The response to these gaps is not to abandon MFA. It is to move toward the phishing-resistant end of the spectrum, to use passkeys or hardware keys for accounts that matter most, and to pair the whole thing with the wider discipline of good defaults across a system. I have written before about why strong security has to be built into how a product behaves rather than bolted on, in a piece on what privacy by default actually requires. MFA is a central part of that story, but it is one control among several, not a finish line.
What to turn on, and in what order
If you are setting this up for yourself, start with the accounts that can open the others. Protect your primary email and your password manager first, because whoever controls those can reset the rest. Use an authenticator app rather than SMS where you have the choice, and adopt passkeys wherever a service offers them, especially for financial and work accounts. Keep a backup method or recovery codes stored somewhere safe, because losing your only second factor can lock you out of your own account.
If you are setting this up for an organization, the highest-value move is to require MFA on the single sign-on login that gates access to your business tools, and to prefer phishing-resistant methods for administrators and anyone with sensitive access. Buyers evaluating a work platform reasonably ask how it fits that model, which is why we describe our approach plainly on the enterprise page rather than implying capabilities the product does not have. The right posture is the same for a person and a company: make the login worth defending, then defend it with more than a password.
Is two-factor authentication the same as MFA?
Two-factor authentication, or 2FA, is MFA with exactly two factors. MFA is the broader term for any login that requires two or more factors from different families. In everyday use people say 2FA and MFA to mean roughly the same thing, which is asking for more than a password.
Is SMS-based MFA still worth using?
Yes, if it is the only option available. A code by text is far better than a password alone and blocks most automated attacks. Where you have the choice, an authenticator app or a passkey is stronger, because SMS codes can be intercepted or redirected through a SIM swap.
What is a passkey?
A passkey is a login credential based on public-key cryptography that lives on your device and unlocks with your fingerprint, face, or device PIN. It proves your identity to a website without sending a reusable secret, and it is tied to the real site address, which makes it resistant to phishing in a way that typed codes are not.
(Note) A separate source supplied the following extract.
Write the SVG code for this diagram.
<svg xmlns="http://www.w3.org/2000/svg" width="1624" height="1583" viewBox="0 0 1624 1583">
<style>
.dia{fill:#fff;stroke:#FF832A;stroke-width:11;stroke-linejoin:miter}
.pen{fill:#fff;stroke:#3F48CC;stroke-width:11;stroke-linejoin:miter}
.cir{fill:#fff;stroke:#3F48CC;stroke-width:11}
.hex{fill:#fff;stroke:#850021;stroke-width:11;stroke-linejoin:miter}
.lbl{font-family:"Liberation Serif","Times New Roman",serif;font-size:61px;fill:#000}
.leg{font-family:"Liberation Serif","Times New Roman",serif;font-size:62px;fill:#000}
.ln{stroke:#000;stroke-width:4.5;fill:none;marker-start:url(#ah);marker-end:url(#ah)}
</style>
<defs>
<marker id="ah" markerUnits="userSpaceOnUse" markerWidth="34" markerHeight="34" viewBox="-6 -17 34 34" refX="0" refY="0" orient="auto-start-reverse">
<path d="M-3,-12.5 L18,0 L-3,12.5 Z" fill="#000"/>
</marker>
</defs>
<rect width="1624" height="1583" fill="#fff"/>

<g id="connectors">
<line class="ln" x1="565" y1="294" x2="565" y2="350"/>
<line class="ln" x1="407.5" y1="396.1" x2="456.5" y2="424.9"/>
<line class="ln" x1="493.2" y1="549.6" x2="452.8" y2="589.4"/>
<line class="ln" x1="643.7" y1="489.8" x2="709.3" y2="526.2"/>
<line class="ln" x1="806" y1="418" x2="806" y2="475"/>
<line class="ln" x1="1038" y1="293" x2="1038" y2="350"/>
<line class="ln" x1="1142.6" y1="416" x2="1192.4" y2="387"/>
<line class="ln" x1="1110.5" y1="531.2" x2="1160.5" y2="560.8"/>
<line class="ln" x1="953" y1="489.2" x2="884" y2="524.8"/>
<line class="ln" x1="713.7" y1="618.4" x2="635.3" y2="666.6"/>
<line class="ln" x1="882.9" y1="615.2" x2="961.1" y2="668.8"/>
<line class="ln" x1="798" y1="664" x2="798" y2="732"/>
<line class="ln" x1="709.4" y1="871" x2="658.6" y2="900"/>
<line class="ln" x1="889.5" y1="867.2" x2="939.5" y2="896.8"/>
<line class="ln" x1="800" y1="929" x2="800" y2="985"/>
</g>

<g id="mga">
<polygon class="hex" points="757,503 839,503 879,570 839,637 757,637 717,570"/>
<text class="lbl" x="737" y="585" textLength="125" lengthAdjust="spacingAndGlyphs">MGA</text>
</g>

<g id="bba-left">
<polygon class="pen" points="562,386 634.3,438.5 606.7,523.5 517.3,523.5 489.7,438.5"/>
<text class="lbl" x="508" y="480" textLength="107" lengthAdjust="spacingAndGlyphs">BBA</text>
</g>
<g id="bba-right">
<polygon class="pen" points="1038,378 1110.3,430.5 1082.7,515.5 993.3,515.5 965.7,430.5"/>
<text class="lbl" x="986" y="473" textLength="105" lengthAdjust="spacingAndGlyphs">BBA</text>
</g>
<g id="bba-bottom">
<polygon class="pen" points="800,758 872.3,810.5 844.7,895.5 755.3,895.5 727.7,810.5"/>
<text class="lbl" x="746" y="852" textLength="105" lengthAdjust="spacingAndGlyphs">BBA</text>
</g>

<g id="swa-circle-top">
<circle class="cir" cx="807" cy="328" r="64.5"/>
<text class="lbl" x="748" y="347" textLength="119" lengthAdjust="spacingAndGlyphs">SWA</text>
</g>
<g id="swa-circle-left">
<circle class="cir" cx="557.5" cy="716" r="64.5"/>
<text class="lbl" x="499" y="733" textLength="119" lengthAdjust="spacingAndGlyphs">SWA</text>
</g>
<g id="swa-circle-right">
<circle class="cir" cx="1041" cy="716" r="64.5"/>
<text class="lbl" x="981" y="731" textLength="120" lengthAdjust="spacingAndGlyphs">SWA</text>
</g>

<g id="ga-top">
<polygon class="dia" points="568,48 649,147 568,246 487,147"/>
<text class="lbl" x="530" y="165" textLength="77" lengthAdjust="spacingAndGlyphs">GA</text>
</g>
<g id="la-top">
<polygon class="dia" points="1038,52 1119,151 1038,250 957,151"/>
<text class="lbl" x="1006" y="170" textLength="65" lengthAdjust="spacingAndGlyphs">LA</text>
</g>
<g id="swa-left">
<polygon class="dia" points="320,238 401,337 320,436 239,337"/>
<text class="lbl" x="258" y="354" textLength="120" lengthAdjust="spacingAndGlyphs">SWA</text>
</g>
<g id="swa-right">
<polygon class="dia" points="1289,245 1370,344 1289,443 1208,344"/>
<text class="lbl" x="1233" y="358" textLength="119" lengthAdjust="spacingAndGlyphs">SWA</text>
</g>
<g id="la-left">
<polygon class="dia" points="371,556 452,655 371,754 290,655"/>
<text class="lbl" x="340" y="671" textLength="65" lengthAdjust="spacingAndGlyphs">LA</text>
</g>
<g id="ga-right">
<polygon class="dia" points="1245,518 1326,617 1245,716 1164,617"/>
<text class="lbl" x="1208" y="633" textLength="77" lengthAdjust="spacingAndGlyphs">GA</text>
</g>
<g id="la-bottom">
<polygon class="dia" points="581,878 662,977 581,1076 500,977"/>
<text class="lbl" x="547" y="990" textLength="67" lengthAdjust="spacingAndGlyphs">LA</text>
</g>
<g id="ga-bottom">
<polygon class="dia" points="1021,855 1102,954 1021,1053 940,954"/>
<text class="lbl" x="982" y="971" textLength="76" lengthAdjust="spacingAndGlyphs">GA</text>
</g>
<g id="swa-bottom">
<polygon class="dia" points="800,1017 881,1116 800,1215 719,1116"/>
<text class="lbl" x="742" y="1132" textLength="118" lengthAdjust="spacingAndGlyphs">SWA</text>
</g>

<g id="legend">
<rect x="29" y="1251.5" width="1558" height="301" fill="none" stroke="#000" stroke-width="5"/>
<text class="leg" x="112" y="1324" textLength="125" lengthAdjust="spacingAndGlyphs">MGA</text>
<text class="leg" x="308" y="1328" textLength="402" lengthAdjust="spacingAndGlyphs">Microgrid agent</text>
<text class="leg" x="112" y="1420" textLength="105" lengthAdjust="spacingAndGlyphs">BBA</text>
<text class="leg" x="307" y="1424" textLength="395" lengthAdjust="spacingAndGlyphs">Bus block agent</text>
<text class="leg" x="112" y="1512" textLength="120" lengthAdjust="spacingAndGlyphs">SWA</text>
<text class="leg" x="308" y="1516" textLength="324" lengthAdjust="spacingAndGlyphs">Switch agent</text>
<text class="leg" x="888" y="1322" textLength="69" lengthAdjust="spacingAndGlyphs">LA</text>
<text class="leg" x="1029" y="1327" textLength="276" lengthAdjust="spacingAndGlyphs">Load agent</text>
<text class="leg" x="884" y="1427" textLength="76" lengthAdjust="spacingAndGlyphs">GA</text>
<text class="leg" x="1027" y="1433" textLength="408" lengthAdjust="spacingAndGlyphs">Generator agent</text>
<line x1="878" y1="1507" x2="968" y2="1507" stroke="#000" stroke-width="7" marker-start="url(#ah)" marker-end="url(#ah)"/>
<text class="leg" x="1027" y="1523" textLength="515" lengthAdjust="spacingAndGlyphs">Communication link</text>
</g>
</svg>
Does wrxstack provide MFA?
wrxstack is an AI work platform, not an authentication vendor. It connects to the identity provider your organization already uses through standard single sign-on, so the MFA policy your provider enforces applies when you sign in. It does not act as the place where your MFA is configured.
Can MFA be bypassed?
Some forms can be, which is why the method matters. Real-time phishing pages, SIM swaps, and approval-fatigue attacks target weaker factors. Phishing-resistant methods like passkeys and hardware keys close most of those gaps, which is why they are the recommended choice for accounts that matter.